Everyone else was called coach, and screamed a lot for no particular reason. No one in their right mind dared pluck a scat of scabrous corporate nothing-tongue like "quality control" from a management manual and place it in association with the grand game. Alas--language bleeds out the banality of culture one sickly syllable at a time.

But we digress.)

--Brian Van Gorder quits as coach of Georgia Southern. Dawgnoxious thinks he needs career counseling stat.

--Colt Brennan elects to spend one more year as a single young man playing quarterback in the country's most pass-friendly attack in one of the most stunning natural environments known to man. Brennan made his announcement wearing a lei and surrounded by callipygous but toned young women in bikinis who played with his hair and fed him smoked mahi-mahi by hand during the announcement.
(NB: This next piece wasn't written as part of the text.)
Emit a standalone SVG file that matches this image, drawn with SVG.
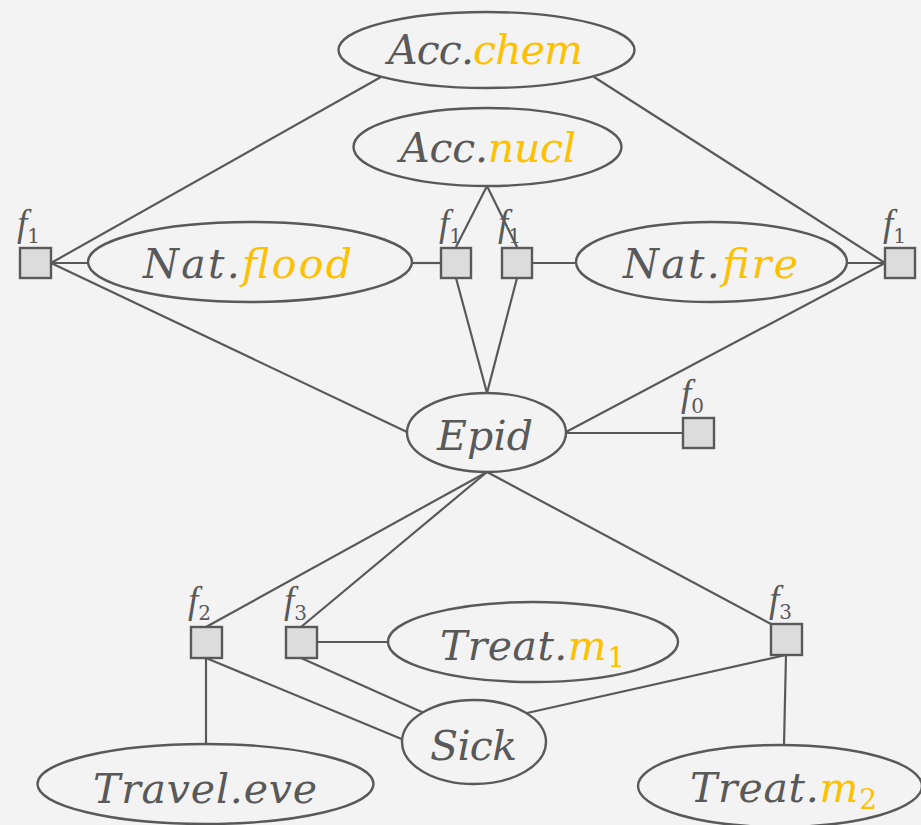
<svg xmlns="http://www.w3.org/2000/svg" width="921" height="825" viewBox="0 0 921 825">
  <defs>
    <style>
      .bg { fill: #f3f3f3; }
      .edge { stroke: #595959; stroke-width: 2.2; fill: none; }
      .var { fill: #f3f3f3; stroke: #595959; stroke-width: 2.4; }
      .fac { fill: #dcdcdc; stroke: #595959; stroke-width: 2.4; }
      .lbl { font-family: "DejaVu Serif", "Liberation Serif", serif; font-style: italic; font-size: 41px; fill: #595959; }
      .hl { fill: #ffc000; }
      .flbl { font-family: "Liberation Serif", "DejaVu Serif", serif; font-style: italic; font-size: 37px; fill: #595959; }
      .sub { font-family: "DejaVu Serif", serif; font-style: normal; font-size: 20px; }
      .vsub { font-style: normal; font-size: 28px; }
    </style>
  </defs>
  <rect class="bg" x="0" y="0" width="921" height="825"/>

  <g id="connectors">
    <line class="edge" x1="381" y1="77" x2="51" y2="263"/>
    <line class="edge" x1="594" y1="77" x2="885" y2="263"/>
    <line class="edge" x1="487" y1="186" x2="456" y2="247"/>
    <line class="edge" x1="487" y1="186" x2="517" y2="247"/>
    <line class="edge" x1="51" y1="263" x2="88" y2="263"/>
    <line class="edge" x1="412" y1="263" x2="441" y2="263"/>
    <line class="edge" x1="532" y1="263" x2="576" y2="263"/>
    <line class="edge" x1="847" y1="263" x2="885" y2="263"/>
    <line class="edge" x1="51" y1="263" x2="407" y2="432"/>
    <line class="edge" x1="885" y1="263" x2="566" y2="432"/>
    <line class="edge" x1="456" y1="278" x2="487" y2="393"/>
    <line class="edge" x1="517" y1="278" x2="487" y2="393"/>
    <line class="edge" x1="566" y1="433" x2="683" y2="433"/>
    <line class="edge" x1="487" y1="472" x2="206" y2="627"/>
    <line class="edge" x1="487" y1="472" x2="301" y2="627"/>
    <line class="edge" x1="487" y1="472" x2="771" y2="624"/>
    <line class="edge" x1="206" y1="658" x2="206" y2="745"/>
    <line class="edge" x1="206" y1="658" x2="404" y2="740"/>
    <line class="edge" x1="301" y1="658" x2="424" y2="713"/>
    <line class="edge" x1="317" y1="642" x2="389" y2="642"/>
    <line class="edge" x1="786" y1="655" x2="527" y2="713"/>
    <line class="edge" x1="786" y1="655" x2="784" y2="745"/>
  </g>

  <g id="acc-chem">
    <ellipse class="var" cx="486.5" cy="50" rx="148" ry="38"/>
    <text class="lbl" x="388" y="64" textLength="195" lengthAdjust="spacing">Acc.<tspan class="hl">chem</tspan></text>
  </g>
  <g id="acc-nucl">
    <ellipse class="var" cx="487.5" cy="147" rx="134" ry="39"/>
    <text class="lbl" x="400" y="162" textLength="176" lengthAdjust="spacing">Acc.<tspan class="hl">nucl</tspan></text>
  </g>
  <g id="nat-flood">
    <ellipse class="var" cx="250" cy="262" rx="162" ry="40"/>
    <text class="lbl" x="143" y="278" textLength="209" lengthAdjust="spacing">Nat.<tspan class="hl">flood</tspan></text>
  </g>
  <g id="nat-fire">
    <ellipse class="var" cx="711.5" cy="262" rx="135.5" ry="40"/>
    <text class="lbl" x="623" y="278" textLength="175" lengthAdjust="spacing">Nat.<tspan class="hl">fire</tspan></text>
  </g>
  <g id="epid">
    <ellipse class="var" cx="486.5" cy="432.5" rx="79.5" ry="39.5"/>
    <text class="lbl" x="437" y="450" textLength="96" lengthAdjust="spacing">Epid</text>
  </g>
  <g id="treat-m1">
    <ellipse class="var" cx="533" cy="642" rx="145" ry="40"/>
    <text class="lbl" x="440" y="660" textLength="185" lengthAdjust="spacing">Treat.<tspan class="hl">m</tspan><tspan class="hl vsub" dy="7">1</tspan></text>
  </g>
  <g id="sick">
    <ellipse class="var" cx="474" cy="742" rx="72" ry="42"/>
    <text class="lbl" x="430" y="760" textLength="87" lengthAdjust="spacing">Sick</text>
  </g>
  <g id="travel-eve">
    <ellipse class="var" cx="205.5" cy="784" rx="168" ry="40"/>
    <text class="lbl" x="93" y="803" textLength="224" lengthAdjust="spacing">Travel.eve</text>
  </g>
  <g id="treat-m2">
    <ellipse class="var" cx="780" cy="786" rx="142" ry="41"/>
    <text class="lbl" x="690" y="802" textLength="187" lengthAdjust="spacing">Treat.<tspan class="hl">m</tspan><tspan class="hl vsub" dy="7">2</tspan></text>
  </g>

  <g id="f1-left">
    <rect class="fac" x="20" y="248" width="31" height="30"/>
    <text class="flbl" x="17" y="236">f<tspan class="sub" dy="7">1</tspan></text>
  </g>
  <g id="f1-flood">
    <rect class="fac" x="441" y="248" width="30" height="30"/>
    <text class="flbl" x="439" y="236">f<tspan class="sub" dy="7">1</tspan></text>
  </g>
  <g id="f1-fire">
    <rect class="fac" x="502" y="248" width="30" height="30"/>
    <text class="flbl" x="498" y="236">f<tspan class="sub" dy="7">1</tspan></text>
  </g>
  <g id="f1-right">
    <rect class="fac" x="885" y="248" width="30" height="30"/>
    <text class="flbl" x="883" y="236">f<tspan class="sub" dy="7">1</tspan></text>
  </g>
  <g id="f0">
    <rect class="fac" x="683" y="418" width="31" height="30"/>
    <text class="flbl" x="681" y="406">f<tspan class="sub" dy="7">0</tspan></text>
  </g>
  <g id="f2">
    <rect class="fac" x="191" y="627" width="31" height="31"/>
    <text class="flbl" x="188" y="613">f<tspan class="sub" dy="7">2</tspan></text>
  </g>
  <g id="f3-m1">
    <rect class="fac" x="286" y="627" width="31" height="31"/>
    <text class="flbl" x="284" y="613">f<tspan class="sub" dy="7">3</tspan></text>
  </g>
  <g id="f3-m2">
    <rect class="fac" x="771" y="624" width="31" height="31"/>
    <text class="flbl" x="769" y="612">f<tspan class="sub" dy="7">3</tspan></text>
  </g>
</svg>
Why he did this rather than potentially playing for the Cleveland Browns is a matter of conjecture we'll leave to science.


Colt Brennan wipes away tears of joy as his pants are removed by his harem.

*This is the only reason Strong hasn't gotten a head job yet--the only reason. There's no other possible explanation beside booster and administrative reluctance to putting a black face on their program and their fear about cries of racism when and if they fire him. Considering what's happened at Notre Dame, that's hardly suprising. it does fire up this feed back loop, though: we don't want to be considered racist when we fire the coach, so we won't hire one, which gets us accused of being...racist.

This inanity keeps our defensive coordinator in our clutches one year longer, which is good. However, it denies a coach who's been consistently good for over a decade now the chance to rise to the highest position in his profession--which is a travesty. It's a matter of balls, quantities few ADs have to spare.